DIRECTION: Lines that hold the word "chart" should be located and copied.

--

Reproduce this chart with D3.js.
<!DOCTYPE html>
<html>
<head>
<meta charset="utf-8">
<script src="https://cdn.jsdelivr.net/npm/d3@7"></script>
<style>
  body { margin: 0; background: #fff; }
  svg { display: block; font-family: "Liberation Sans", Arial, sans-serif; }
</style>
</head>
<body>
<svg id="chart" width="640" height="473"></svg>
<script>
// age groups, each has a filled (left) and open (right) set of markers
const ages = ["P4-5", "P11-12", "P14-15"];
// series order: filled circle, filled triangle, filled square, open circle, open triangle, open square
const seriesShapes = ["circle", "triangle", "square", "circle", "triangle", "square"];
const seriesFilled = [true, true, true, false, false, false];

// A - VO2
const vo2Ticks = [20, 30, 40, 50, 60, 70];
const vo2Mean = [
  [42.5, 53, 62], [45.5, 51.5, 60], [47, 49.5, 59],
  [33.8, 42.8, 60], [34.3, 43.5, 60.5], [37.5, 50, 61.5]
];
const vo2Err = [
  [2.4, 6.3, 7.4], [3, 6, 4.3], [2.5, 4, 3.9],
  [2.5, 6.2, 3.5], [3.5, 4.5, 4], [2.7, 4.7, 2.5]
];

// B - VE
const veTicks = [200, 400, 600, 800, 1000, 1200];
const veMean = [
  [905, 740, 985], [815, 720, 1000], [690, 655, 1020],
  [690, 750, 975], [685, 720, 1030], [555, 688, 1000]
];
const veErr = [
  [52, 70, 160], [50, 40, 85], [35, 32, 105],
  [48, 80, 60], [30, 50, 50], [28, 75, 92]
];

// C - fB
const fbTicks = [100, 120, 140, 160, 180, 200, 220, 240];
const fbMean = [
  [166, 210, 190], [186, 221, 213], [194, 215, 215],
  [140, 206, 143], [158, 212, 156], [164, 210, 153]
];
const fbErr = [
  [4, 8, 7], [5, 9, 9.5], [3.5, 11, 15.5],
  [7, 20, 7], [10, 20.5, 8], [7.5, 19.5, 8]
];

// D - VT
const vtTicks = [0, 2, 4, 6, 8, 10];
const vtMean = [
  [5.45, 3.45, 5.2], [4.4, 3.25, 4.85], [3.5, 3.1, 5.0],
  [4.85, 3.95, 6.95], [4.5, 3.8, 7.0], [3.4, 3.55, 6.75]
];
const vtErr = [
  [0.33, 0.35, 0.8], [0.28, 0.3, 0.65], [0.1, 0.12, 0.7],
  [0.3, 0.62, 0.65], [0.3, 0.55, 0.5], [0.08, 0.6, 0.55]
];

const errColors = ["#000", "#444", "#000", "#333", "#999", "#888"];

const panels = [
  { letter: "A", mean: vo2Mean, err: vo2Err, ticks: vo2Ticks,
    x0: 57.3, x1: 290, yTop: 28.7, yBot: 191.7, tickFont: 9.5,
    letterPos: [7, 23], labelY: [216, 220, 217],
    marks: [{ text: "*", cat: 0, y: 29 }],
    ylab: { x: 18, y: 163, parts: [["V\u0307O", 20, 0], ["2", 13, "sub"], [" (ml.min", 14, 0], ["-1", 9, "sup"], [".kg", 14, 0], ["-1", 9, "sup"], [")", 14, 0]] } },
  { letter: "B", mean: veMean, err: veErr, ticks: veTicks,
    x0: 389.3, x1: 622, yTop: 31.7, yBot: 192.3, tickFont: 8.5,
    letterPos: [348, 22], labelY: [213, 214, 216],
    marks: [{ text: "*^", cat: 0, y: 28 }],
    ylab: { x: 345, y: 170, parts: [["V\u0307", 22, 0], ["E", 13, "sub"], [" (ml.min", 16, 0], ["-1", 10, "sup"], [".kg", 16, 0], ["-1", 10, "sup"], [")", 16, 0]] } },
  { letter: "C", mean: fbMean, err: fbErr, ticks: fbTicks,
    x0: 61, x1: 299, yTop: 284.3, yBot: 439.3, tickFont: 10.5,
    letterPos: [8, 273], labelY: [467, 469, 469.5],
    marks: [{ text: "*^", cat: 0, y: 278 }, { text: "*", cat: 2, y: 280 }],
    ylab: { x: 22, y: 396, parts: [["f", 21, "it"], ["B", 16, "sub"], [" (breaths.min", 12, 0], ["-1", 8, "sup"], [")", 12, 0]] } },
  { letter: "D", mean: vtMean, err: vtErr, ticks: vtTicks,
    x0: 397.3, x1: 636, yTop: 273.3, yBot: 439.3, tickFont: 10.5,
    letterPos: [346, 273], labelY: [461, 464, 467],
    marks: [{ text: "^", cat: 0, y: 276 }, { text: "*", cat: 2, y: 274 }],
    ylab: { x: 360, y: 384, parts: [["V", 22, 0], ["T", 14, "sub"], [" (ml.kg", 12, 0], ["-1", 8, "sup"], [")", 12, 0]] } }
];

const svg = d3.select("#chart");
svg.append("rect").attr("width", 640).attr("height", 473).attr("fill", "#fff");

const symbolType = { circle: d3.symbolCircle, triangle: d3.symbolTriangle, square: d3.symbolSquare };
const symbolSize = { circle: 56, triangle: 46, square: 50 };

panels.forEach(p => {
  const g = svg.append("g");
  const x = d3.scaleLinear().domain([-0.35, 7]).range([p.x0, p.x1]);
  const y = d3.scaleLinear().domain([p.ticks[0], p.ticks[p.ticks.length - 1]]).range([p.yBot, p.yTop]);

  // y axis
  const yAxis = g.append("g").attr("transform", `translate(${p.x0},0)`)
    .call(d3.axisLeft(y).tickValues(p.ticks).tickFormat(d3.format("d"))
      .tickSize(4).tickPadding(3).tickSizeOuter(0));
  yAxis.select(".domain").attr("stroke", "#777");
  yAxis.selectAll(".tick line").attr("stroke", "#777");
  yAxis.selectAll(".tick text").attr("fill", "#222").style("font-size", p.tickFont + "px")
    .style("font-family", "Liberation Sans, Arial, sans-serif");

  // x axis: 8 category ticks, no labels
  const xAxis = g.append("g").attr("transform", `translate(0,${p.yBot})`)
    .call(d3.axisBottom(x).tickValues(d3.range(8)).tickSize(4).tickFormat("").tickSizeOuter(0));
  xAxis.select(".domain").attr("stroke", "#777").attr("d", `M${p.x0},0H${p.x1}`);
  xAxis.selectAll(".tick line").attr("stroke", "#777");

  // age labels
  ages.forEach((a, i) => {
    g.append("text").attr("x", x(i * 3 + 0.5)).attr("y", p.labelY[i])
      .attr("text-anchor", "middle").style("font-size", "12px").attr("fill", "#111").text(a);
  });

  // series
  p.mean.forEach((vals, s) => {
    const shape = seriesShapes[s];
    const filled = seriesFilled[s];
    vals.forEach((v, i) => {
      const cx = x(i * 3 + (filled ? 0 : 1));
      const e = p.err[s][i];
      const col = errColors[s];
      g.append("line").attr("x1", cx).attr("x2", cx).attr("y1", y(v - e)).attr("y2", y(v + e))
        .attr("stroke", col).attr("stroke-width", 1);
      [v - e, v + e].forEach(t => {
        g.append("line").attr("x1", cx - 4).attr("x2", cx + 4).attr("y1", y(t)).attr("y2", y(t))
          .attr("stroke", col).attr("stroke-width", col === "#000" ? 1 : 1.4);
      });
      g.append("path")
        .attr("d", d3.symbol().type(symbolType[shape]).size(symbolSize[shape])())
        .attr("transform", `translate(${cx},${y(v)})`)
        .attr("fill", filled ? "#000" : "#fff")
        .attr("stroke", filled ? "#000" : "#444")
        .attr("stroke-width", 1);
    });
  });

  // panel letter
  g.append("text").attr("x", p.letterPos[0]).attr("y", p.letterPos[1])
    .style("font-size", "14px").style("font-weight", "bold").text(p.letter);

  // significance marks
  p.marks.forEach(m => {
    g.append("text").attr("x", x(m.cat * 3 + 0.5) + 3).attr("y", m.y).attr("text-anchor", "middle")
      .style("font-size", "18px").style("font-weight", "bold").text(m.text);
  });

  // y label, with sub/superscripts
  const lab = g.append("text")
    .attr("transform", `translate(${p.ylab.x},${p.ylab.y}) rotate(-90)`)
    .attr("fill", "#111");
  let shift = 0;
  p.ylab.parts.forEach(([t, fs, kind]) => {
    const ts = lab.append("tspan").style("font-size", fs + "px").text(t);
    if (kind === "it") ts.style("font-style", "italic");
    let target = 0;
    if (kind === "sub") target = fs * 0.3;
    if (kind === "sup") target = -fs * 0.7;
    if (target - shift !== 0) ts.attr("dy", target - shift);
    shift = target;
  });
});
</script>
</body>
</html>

--

FINISHED TASK:
Reproduce this chart with D3.js.
<svg id="chart" width="640" height="473"></svg>
const svg = d3.select("#chart");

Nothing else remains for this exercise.